Jörg Lederer (c. 1470- 1550), "Saint Sebastian" (c. 1515-20), Southern Germany, Kaufbeuren. Fully polychromed and gilded in limewood, 45 x 30 x 15 inches (photo by Farzad Owrang, courtesy Luhring Augustine, New York, and Sam Fogg, London)

The third in a series of collaborative exhibitions between Luhring Augustine and Sam Fogg, The Medieval Body meditates on the interrelation between the heavenly and the corporeal. The exhibition includes sculptures, paintings, reliquaries, manuscripts, and adornments representing a thousand-year span of the Middle Ages (c. 540–1580 CE). 

From sculptural figuration to the literal worship of saints’ body parts as relics, to the eucharist, the transubstantiated body of Christ consumed by worshippers in the ritual of the Holy Communion, medieval artists centered the body. The visually stunning exhibition touches on all this terrain — striking a balance of gorgeous and gruesome. 
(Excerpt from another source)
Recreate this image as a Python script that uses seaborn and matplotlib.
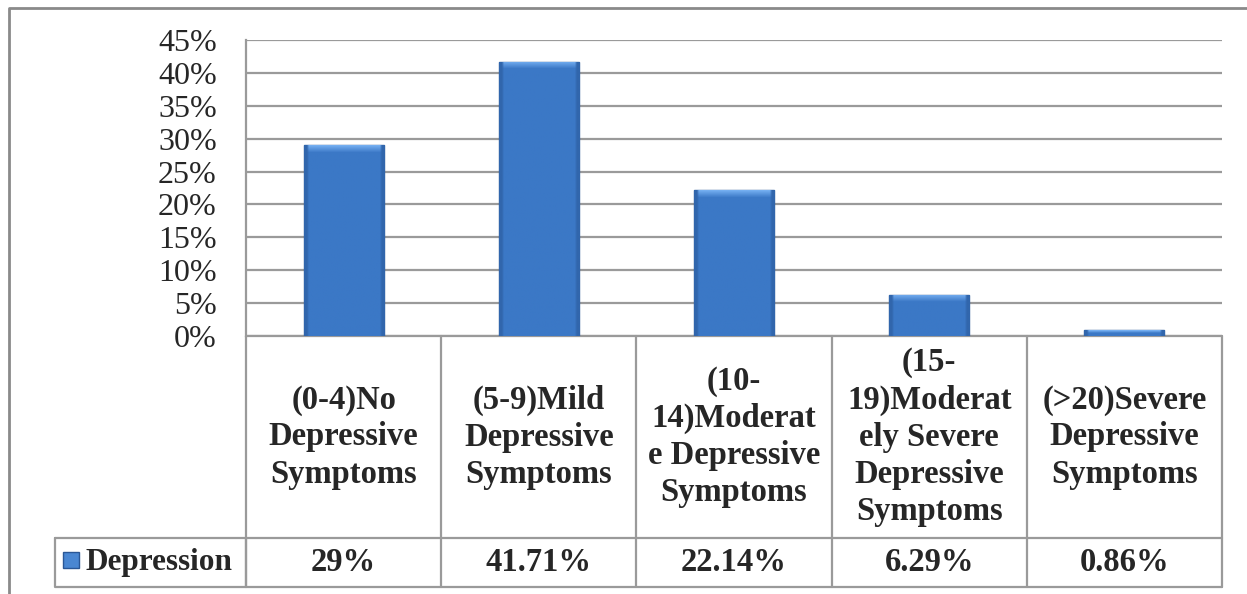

For Catholic worshippers and theologians of that period (and for many into the present day), pain and torture provided a pathway to the divine. This is reflected in the face of Saint Quentin in the carved limestone sculpture “Saint Quentin being tormented” (c. 1420-30), unaffected and even serene as iron rods are hammered into his flesh. Jörg Lederer’s “Saint Sebastian” (c. 1515-20) conflates bodily disfigurement and masculine beauty — the saint’s limbs hang limp with the same grace as the lush blue and gold fabrics draped over his body, landing gently just above the groin. There’s an ease and beauty to the figure despite his bloody wounds, and his peaceful face is framed by intricately carved ringlets of hair.